▸ **Recorded data**
**********

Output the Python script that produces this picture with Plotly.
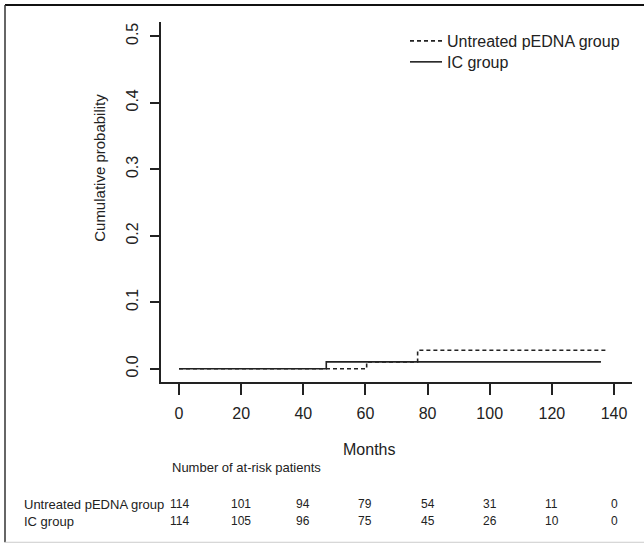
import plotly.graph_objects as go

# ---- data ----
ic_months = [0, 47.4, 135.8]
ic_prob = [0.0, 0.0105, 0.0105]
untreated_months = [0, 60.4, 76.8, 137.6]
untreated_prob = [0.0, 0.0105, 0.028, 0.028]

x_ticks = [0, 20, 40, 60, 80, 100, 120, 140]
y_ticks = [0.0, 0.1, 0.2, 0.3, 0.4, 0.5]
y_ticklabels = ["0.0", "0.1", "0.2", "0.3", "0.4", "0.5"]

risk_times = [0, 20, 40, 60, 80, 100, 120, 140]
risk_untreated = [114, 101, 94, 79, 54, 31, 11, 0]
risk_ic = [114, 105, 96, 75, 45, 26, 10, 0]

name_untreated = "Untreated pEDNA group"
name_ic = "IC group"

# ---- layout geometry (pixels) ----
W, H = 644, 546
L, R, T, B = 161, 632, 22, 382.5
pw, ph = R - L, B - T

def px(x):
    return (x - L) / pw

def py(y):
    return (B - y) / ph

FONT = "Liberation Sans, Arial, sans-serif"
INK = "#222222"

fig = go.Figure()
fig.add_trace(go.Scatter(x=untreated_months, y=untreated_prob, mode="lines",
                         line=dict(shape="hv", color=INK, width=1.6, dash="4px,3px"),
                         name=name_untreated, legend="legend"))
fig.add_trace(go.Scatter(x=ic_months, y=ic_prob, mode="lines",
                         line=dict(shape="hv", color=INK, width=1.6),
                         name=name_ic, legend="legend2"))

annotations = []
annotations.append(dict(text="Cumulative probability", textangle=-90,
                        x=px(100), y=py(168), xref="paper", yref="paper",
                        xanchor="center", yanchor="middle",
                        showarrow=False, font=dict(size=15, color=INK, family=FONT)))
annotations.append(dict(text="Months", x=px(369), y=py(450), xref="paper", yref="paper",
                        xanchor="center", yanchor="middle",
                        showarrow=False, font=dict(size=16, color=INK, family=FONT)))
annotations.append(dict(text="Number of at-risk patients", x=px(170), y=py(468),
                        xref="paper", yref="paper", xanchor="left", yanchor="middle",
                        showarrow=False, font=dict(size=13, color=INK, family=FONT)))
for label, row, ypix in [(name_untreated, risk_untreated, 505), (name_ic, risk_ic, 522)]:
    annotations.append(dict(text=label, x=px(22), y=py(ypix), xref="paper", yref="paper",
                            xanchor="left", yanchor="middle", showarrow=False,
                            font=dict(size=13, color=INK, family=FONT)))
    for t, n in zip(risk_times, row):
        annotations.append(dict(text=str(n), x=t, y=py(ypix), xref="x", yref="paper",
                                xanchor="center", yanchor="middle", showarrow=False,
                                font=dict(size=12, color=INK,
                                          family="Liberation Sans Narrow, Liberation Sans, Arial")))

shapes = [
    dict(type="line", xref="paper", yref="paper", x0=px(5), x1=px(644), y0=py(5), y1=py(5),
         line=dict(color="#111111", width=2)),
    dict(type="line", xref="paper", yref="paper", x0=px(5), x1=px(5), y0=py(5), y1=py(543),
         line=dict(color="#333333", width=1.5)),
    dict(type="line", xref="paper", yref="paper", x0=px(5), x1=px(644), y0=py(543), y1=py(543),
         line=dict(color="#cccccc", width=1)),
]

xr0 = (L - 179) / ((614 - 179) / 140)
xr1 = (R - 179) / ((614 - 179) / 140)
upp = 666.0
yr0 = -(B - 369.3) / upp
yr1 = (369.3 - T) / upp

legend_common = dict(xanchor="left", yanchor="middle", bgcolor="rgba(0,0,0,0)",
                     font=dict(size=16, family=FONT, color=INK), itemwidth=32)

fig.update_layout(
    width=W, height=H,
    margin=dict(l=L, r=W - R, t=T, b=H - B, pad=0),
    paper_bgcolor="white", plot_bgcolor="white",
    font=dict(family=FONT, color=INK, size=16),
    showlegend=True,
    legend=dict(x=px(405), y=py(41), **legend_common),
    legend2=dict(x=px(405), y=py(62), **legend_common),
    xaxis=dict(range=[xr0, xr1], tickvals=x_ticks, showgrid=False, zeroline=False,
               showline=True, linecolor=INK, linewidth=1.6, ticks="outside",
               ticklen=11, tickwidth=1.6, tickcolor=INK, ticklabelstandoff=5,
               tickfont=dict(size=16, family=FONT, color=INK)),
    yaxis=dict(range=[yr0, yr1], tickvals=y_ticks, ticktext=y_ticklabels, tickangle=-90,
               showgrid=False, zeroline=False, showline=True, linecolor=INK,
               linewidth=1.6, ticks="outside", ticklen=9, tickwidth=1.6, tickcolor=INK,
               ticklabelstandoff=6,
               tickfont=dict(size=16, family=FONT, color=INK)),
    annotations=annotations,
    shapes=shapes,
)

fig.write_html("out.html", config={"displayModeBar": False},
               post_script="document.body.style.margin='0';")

**********

▸ **Problem to work on**
Repeat the material above verbatim, with no pictures in the output.

▸ **Answer**
Output the Python script that produces this picture with Plotly.
import plotly.graph_objects as go

# ---- data ----
ic_months = [0, 47.4, 135.8]
ic_prob = [0.0, 0.0105, 0.0105]
untreated_months = [0, 60.4, 76.8, 137.6]
untreated_prob = [0.0, 0.0105, 0.028, 0.028]

x_ticks = [0, 20, 40, 60, 80, 100, 120, 140]
y_ticks = [0.0, 0.1, 0.2, 0.3, 0.4, 0.5]
y_ticklabels = ["0.0", "0.1", "0.2", "0.3", "0.4", "0.5"]

risk_times = [0, 20, 40, 60, 80, 100, 120, 140]
risk_untreated = [114, 101, 94, 79, 54, 31, 11, 0]
risk_ic = [114, 105, 96, 75, 45, 26, 10, 0]

name_untreated = "Untreated pEDNA group"
name_ic = "IC group"

# ---- layout geometry (pixels) ----
W, H = 644, 546
L, R, T, B = 161, 632, 22, 382.5
pw, ph = R - L, B - T

def px(x):
    return (x - L) / pw

def py(y):
    return (B - y) / ph

FONT = "Liberation Sans, Arial, sans-serif"
INK = "#222222"

fig = go.Figure()
fig.add_trace(go.Scatter(x=untreated_months, y=untreated_prob, mode="lines",
                         line=dict(shape="hv", color=INK, width=1.6, dash="4px,3px"),
                         name=name_untreated, legend="legend"))
fig.add_trace(go.Scatter(x=ic_months, y=ic_prob, mode="lines",
                         line=dict(shape="hv", color=INK, width=1.6),
                         name=name_ic, legend="legend2"))

annotations = []
annotations.append(dict(text="Cumulative probability", textangle=-90,
                        x=px(100), y=py(168), xref="paper", yref="paper",
                        xanchor="center", yanchor="middle",
                        showarrow=False, font=dict(size=15, color=INK, family=FONT)))
annotations.append(dict(text="Months", x=px(369), y=py(450), xref="paper", yref="paper",
                        xanchor="center", yanchor="middle",
                        showarrow=False, font=dict(size=16, color=INK, family=FONT)))
annotations.append(dict(text="Number of at-risk patients", x=px(170), y=py(468),
                        xref="paper", yref="paper", xanchor="left", yanchor="middle",
                        showarrow=False, font=dict(size=13, color=INK, family=FONT)))
for label, row, ypix in [(name_untreated, risk_untreated, 505), (name_ic, risk_ic, 522)]:
    annotations.append(dict(text=label, x=px(22), y=py(ypix), xref="paper", yref="paper",
                            xanchor="left", yanchor="middle", showarrow=False,
                            font=dict(size=13, color=INK, family=FONT)))
    for t, n in zip(risk_times, row):
        annotations.append(dict(text=str(n), x=t, y=py(ypix), xref="x", yref="paper",
                                xanchor="center", yanchor="middle", showarrow=False,
                                font=dict(size=12, color=INK,
                                          family="Liberation Sans Narrow, Liberation Sans, Arial")))

shapes = [
    dict(type="line", xref="paper", yref="paper", x0=px(5), x1=px(644), y0=py(5), y1=py(5),
         line=dict(color="#111111", width=2)),
    dict(type="line", xref="paper", yref="paper", x0=px(5), x1=px(5), y0=py(5), y1=py(543),
         line=dict(color="#333333", width=1.5)),
    dict(type="line", xref="paper", yref="paper", x0=px(5), x1=px(644), y0=py(543), y1=py(543),
         line=dict(color="#cccccc", width=1)),
]

xr0 = (L - 179) / ((614 - 179) / 140)
xr1 = (R - 179) / ((614 - 179) / 140)
upp = 666.0
yr0 = -(B - 369.3) / upp
yr1 = (369.3 - T) / upp

legend_common = dict(xanchor="left", yanchor="middle", bgcolor="rgba(0,0,0,0)",
                     font=dict(size=16, family=FONT, color=INK), itemwidth=32)

fig.update_layout(
    width=W, height=H,
    margin=dict(l=L, r=W - R, t=T, b=H - B, pad=0),
    paper_bgcolor="white", plot_bgcolor="white",
    font=dict(family=FONT, color=INK, size=16),
    showlegend=True,
    legend=dict(x=px(405), y=py(41), **legend_common),
    legend2=dict(x=px(405), y=py(62), **legend_common),
    xaxis=dict(range=[xr0, xr1], tickvals=x_ticks, showgrid=False, zeroline=False,
               showline=True, linecolor=INK, linewidth=1.6, ticks="outside",
               ticklen=11, tickwidth=1.6, tickcolor=INK, ticklabelstandoff=5,
               tickfont=dict(size=16, family=FONT, color=INK)),
    yaxis=dict(range=[yr0, yr1], tickvals=y_ticks, ticktext=y_ticklabels, tickangle=-90,
               showgrid=False, zeroline=False, showline=True, linecolor=INK,
               linewidth=1.6, ticks="outside", ticklen=9, tickwidth=1.6, tickcolor=INK,
               ticklabelstandoff=6,
               tickfont=dict(size=16, family=FONT, color=INK)),
    annotations=annotations,
    shapes=shapes,
)

fig.write_html("out.html", config={"displayModeBar": False},
               post_script="document.body.style.margin='0';")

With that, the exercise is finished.